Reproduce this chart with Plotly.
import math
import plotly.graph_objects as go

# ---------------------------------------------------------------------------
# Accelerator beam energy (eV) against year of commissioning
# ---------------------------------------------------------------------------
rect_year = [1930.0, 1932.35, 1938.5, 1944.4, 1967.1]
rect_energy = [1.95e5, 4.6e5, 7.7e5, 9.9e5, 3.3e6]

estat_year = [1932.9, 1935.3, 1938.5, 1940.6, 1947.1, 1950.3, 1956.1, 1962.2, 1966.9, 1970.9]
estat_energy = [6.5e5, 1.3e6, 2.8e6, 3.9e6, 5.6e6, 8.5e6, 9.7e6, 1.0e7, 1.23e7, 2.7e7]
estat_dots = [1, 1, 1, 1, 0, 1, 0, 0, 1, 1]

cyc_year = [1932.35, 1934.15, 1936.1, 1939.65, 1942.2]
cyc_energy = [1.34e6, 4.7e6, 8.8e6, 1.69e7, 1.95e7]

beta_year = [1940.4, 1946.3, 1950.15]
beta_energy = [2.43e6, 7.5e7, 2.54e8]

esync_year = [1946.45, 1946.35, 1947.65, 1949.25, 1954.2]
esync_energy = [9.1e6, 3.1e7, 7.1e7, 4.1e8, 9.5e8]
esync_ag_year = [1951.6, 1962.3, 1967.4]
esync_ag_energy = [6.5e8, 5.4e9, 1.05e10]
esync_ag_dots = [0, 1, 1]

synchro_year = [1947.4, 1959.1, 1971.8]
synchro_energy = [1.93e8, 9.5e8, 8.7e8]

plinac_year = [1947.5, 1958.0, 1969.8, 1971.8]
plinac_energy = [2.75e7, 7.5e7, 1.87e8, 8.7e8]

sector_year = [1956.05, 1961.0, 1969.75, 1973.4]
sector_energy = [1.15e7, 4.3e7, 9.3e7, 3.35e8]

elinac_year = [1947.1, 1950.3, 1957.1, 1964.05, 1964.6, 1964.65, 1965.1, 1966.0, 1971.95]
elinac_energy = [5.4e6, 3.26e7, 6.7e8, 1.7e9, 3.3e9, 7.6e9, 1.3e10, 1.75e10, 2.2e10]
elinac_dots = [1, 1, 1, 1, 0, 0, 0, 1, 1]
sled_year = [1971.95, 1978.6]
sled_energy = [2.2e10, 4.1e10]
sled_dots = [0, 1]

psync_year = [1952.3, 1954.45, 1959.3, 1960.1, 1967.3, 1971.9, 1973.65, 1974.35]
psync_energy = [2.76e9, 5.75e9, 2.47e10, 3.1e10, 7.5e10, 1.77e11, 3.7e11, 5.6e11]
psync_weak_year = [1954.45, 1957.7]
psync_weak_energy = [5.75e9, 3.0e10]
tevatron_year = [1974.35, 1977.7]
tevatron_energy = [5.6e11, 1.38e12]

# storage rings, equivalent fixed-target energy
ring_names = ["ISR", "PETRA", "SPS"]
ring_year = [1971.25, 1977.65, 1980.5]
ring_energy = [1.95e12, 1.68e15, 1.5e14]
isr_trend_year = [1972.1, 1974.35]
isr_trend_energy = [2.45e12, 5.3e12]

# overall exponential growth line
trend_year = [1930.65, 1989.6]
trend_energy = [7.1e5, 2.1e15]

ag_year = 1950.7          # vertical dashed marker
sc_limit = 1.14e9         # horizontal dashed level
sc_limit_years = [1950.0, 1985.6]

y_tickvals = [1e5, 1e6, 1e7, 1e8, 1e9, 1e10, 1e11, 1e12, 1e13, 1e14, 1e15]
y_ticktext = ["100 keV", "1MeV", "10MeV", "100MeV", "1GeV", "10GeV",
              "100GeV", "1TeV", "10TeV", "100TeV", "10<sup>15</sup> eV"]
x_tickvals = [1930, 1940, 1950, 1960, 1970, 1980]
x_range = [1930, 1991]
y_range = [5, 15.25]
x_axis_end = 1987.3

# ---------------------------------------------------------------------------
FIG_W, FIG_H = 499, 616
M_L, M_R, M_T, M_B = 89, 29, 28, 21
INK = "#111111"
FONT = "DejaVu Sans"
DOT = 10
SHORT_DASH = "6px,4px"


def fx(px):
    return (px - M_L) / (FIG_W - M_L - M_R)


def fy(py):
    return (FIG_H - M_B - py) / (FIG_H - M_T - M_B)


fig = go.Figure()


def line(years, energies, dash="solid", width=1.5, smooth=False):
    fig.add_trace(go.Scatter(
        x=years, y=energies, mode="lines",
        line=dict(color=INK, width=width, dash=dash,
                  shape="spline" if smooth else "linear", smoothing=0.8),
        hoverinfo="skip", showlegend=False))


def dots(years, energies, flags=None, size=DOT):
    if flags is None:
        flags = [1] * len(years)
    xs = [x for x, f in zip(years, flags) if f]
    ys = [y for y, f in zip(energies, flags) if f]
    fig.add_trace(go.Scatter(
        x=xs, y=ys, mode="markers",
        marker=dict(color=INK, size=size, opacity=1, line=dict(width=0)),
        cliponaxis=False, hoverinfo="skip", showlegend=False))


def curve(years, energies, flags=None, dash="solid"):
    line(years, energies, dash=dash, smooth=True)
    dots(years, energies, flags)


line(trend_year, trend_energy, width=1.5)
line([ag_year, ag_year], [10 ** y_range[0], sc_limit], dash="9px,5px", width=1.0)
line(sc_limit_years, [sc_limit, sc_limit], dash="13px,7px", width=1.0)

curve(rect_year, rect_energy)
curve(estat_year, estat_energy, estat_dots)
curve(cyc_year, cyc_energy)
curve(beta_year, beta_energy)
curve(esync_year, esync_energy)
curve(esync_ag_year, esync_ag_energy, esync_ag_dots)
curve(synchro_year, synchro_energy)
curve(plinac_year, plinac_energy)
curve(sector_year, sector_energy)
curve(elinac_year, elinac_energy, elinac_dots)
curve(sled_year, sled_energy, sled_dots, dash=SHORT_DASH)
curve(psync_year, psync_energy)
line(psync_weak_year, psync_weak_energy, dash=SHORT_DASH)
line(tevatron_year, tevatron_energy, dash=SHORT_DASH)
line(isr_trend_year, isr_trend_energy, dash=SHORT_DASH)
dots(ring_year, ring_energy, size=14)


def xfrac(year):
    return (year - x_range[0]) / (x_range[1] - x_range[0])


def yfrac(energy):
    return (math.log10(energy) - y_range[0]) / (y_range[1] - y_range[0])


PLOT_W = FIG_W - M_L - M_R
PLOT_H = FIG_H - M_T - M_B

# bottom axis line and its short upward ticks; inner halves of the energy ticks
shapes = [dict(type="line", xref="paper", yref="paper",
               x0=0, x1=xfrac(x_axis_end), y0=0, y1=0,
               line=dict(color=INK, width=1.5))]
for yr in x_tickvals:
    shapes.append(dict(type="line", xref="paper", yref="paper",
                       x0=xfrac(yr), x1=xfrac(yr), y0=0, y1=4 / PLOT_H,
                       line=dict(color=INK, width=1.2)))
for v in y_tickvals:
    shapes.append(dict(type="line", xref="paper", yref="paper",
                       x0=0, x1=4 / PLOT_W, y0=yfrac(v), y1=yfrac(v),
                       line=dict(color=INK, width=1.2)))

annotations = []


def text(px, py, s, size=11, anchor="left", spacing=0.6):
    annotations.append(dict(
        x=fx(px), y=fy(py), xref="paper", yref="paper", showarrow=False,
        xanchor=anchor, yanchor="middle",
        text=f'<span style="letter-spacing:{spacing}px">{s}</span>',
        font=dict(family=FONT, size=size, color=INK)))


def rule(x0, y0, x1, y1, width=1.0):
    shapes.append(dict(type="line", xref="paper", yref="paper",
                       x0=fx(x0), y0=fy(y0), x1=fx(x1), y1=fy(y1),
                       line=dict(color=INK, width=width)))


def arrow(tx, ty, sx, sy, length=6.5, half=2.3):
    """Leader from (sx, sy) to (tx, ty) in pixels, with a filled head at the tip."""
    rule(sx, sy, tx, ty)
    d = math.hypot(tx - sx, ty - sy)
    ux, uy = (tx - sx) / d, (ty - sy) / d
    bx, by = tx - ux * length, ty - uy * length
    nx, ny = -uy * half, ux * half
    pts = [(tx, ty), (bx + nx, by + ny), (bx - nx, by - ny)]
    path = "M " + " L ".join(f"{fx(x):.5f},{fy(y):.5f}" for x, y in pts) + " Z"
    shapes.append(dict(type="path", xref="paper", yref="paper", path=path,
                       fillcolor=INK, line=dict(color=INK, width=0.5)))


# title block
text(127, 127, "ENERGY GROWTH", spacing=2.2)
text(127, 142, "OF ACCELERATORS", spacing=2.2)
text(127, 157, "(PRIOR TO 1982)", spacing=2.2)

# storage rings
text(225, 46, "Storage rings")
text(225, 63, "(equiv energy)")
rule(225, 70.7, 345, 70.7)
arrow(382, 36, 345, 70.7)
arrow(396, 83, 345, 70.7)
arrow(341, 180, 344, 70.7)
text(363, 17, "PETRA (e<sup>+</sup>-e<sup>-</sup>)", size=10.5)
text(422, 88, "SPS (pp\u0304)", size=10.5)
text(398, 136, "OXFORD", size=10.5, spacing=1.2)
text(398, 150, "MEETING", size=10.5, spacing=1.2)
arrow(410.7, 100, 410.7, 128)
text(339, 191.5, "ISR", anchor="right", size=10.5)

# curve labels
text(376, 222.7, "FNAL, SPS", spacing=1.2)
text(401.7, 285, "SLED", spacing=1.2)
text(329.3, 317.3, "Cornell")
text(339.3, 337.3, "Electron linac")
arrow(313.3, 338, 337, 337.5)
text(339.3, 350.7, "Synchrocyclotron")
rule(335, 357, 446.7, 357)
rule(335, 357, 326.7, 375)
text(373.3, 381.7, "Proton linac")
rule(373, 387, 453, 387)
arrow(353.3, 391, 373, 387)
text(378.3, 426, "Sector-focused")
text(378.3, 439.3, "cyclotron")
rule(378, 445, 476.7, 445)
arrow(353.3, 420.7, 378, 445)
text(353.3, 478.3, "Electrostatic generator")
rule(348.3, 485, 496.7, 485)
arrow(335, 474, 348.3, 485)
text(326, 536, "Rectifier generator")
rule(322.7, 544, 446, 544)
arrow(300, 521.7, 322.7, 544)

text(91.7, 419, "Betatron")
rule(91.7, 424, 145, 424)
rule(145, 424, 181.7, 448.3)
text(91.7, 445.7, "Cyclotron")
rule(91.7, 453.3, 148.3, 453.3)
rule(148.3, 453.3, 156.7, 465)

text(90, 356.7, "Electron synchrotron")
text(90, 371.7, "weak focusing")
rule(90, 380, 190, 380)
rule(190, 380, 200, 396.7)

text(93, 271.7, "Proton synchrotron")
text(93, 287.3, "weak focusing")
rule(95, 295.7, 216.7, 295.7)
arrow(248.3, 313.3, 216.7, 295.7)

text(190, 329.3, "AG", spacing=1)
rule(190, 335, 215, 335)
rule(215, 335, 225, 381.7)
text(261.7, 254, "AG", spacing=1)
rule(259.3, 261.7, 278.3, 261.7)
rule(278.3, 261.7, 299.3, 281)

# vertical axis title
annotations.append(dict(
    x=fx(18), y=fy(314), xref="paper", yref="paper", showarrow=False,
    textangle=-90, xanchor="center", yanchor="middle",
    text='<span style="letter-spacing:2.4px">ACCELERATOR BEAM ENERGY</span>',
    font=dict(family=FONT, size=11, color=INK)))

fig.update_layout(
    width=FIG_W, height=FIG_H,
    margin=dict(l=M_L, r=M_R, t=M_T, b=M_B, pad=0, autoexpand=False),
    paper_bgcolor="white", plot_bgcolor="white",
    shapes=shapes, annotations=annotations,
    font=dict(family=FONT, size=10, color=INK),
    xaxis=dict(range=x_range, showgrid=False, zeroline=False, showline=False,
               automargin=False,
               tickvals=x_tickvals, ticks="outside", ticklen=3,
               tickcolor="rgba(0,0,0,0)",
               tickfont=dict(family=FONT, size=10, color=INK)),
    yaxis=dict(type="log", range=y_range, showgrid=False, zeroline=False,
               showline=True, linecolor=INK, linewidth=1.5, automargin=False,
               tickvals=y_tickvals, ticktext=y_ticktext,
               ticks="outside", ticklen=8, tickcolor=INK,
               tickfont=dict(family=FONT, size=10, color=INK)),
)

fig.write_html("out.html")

+-------+

> Exercise goal: Using the data above, restate word for word the lines from its opening line through the line that contains "synchro_energy = [1.93e8, 9.5e8, 8.7e8]", and no more.

> Written reply:
Reproduce this chart with Plotly.
import math
import plotly.graph_objects as go

# ---------------------------------------------------------------------------
# Accelerator beam energy (eV) against year of commissioning
# ---------------------------------------------------------------------------
rect_year = [1930.0, 1932.35, 1938.5, 1944.4, 1967.1]
rect_energy = [1.95e5, 4.6e5, 7.7e5, 9.9e5, 3.3e6]

estat_year = [1932.9, 1935.3, 1938.5, 1940.6, 1947.1, 1950.3, 1956.1, 1962.2, 1966.9, 1970.9]
estat_energy = [6.5e5, 1.3e6, 2.8e6, 3.9e6, 5.6e6, 8.5e6, 9.7e6, 1.0e7, 1.23e7, 2.7e7]
estat_dots = [1, 1, 1, 1, 0, 1, 0, 0, 1, 1]

cyc_year = [1932.35, 1934.15, 1936.1, 1939.65, 1942.2]
cyc_energy = [1.34e6, 4.7e6, 8.8e6, 1.69e7, 1.95e7]

beta_year = [1940.4, 1946.3, 1950.15]
beta_energy = [2.43e6, 7.5e7, 2.54e8]

esync_year = [1946.45, 1946.35, 1947.65, 1949.25, 1954.2]
esync_energy = [9.1e6, 3.1e7, 7.1e7, 4.1e8, 9.5e8]
esync_ag_year = [1951.6, 1962.3, 1967.4]
esync_ag_energy = [6.5e8, 5.4e9, 1.05e10]
esync_ag_dots = [0, 1, 1]

synchro_year = [1947.4, 1959.1, 1971.8]
synchro_energy = [1.93e8, 9.5e8, 8.7e8]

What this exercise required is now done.